### RECORDED DATA:
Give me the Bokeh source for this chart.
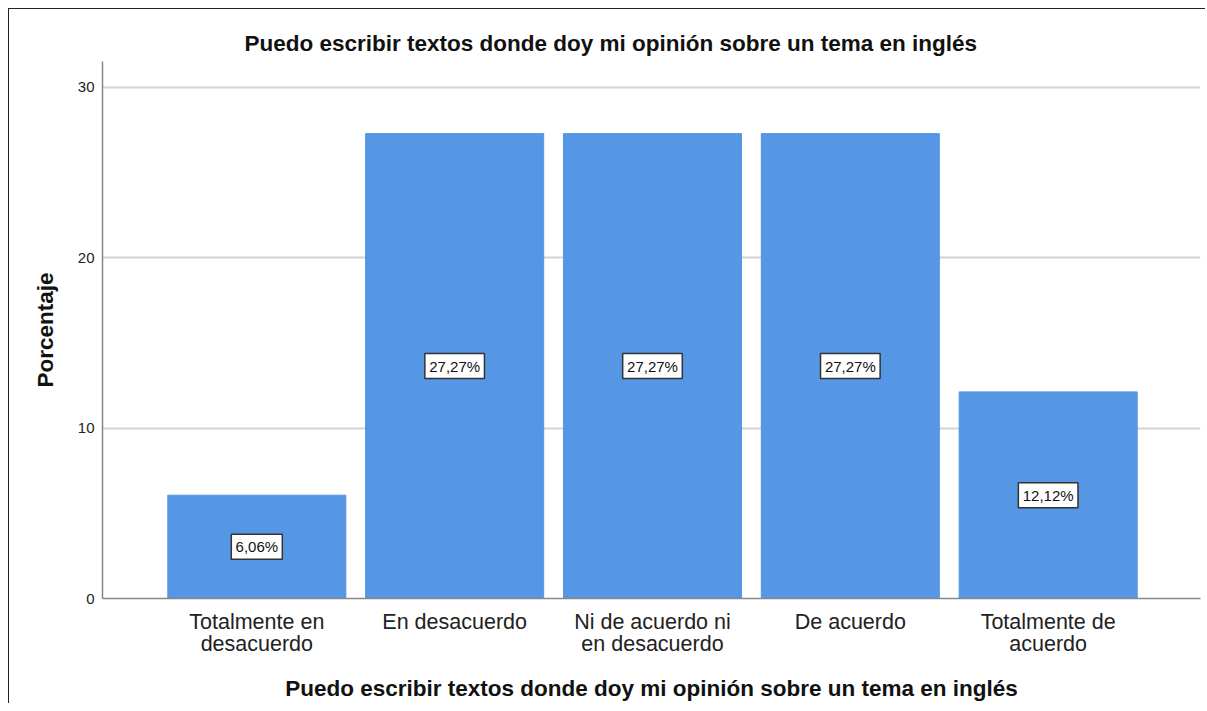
from bokeh.plotting import figure
from bokeh.models import Range1d, FixedTicker, ColumnDataSource, Title
from bokeh.core.properties import value
from bokeh.embed import file_html
from bokeh.resources import INLINE

categories = ["Totalmente en\ndesacuerdo", "En desacuerdo", "Ni de acuerdo ni\nen desacuerdo",
              "De acuerdo", "Totalmente de\nacuerdo"]
values = [6.06, 27.27, 27.27, 27.27, 12.12]
labels = ["6,06%", "27,27%", "27,27%", "27,27%", "12,12%"]
y_ticks = [0, 10, 20, 30]
title_text = "Puedo escribir textos donde doy mi opinión sobre un tema en inglés"
y_title = "Porcentaje"

FONT = "Liberation Sans"
xs = list(range(len(categories)))

p = figure(width=1197, height=695, output_backend="svg", toolbar_location=None,
           x_range=Range1d(-0.78, 4.77), y_range=Range1d(0, 31.5),
           min_border_left=93, min_border_right=6, min_border_top=52, min_border_bottom=106)
p.styles = {"margin-left": "8px", "margin-top": "8px",
            "border-top": "1px solid #222", "border-left": "1px solid #222"}
p.outline_line_color = None
p.background_fill_color = "white"
p.border_fill_color = "white"

t = Title(text=title_text, align="left", offset=142, text_font=FONT, text_font_size="22.5px",
          text_font_style="bold", text_color="#111", standoff=12)
p.add_layout(t, "above")

src = ColumnDataSource(dict(x=xs, top=values, mid=[v / 2 for v in values], lab=labels,
                            bw=[len(s) * 8.6 + 8 for s in labels]))
p.vbar(x="x", top="top", width=0.9, bottom=0, source=src, fill_color="#5596e5",
       line_color="#5596e5", line_width=1)

p.rect(x="x", y="mid", width="bw", height=25, width_units="screen", height_units="screen",
       source=src, fill_color="white", line_color="#333", line_width=1.5)
p.text(x="x", y="mid", text="lab", source=src, text_align="center", text_baseline="middle",
       text_font=value(FONT), text_font_size="15px", text_color="#111")

# axes
p.xaxis.ticker = FixedTicker(ticks=xs)
p.xaxis.major_label_overrides = {i: c for i, c in enumerate(categories)}
p.xaxis.major_label_text_font = FONT
p.xaxis.major_label_text_font_size = "21.5px"
p.xaxis.major_label_text_color = "#222"
p.xaxis.major_label_text_line_height = 0.92
p.xaxis.major_label_standoff = 11
p.xaxis.major_tick_out = 0
p.xaxis.major_tick_in = 0
p.xaxis.minor_tick_out = 0
p.xaxis.minor_tick_in = 0
p.xaxis.axis_line_color = "#888"
p.xaxis.axis_line_width = 1.5
p.xaxis.axis_label = title_text
p.xaxis.axis_label_text_font = FONT
p.xaxis.axis_label_text_font_size = "22.5px"
p.xaxis.axis_label_text_font_style = "bold"
p.xaxis.axis_label_text_color = "#111"
p.xaxis.axis_label_standoff = 17

p.yaxis.ticker = FixedTicker(ticks=y_ticks)
p.yaxis.major_label_text_font = FONT
p.yaxis.major_label_text_font_size = "15px"
p.yaxis.major_label_text_color = "#222"
p.yaxis.major_label_standoff = 8
p.yaxis.major_tick_out = 0
p.yaxis.major_tick_in = 0
p.yaxis.minor_tick_out = 0
p.yaxis.minor_tick_in = 0
p.yaxis.axis_line_color = "#888"
p.yaxis.axis_line_width = 1.5
p.yaxis.axis_label = y_title
p.yaxis.axis_label_text_font = FONT
p.yaxis.axis_label_text_font_size = "22.5px"
p.yaxis.axis_label_text_font_style = "bold"
p.yaxis.axis_label_text_color = "#111"
p.yaxis.axis_label_standoff = 17

p.xgrid.grid_line_color = None
p.ygrid.grid_line_color = "#d4d4d4"
p.ygrid.grid_line_width = 2

open("out.html", "w").write(file_html(p, INLINE))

### REQUIREMENT:
Give again exactly the lines running from the beginning of the material above through the line that contains "from bokeh.resources import INLINE", and leave out every picture.

### RESPONSE TO THIS TASK:
Give me the Bokeh source for this chart.
from bokeh.plotting import figure
from bokeh.models import Range1d, FixedTicker, ColumnDataSource, Title
from bokeh.core.properties import value
from bokeh.embed import file_html
from bokeh.resources import INLINE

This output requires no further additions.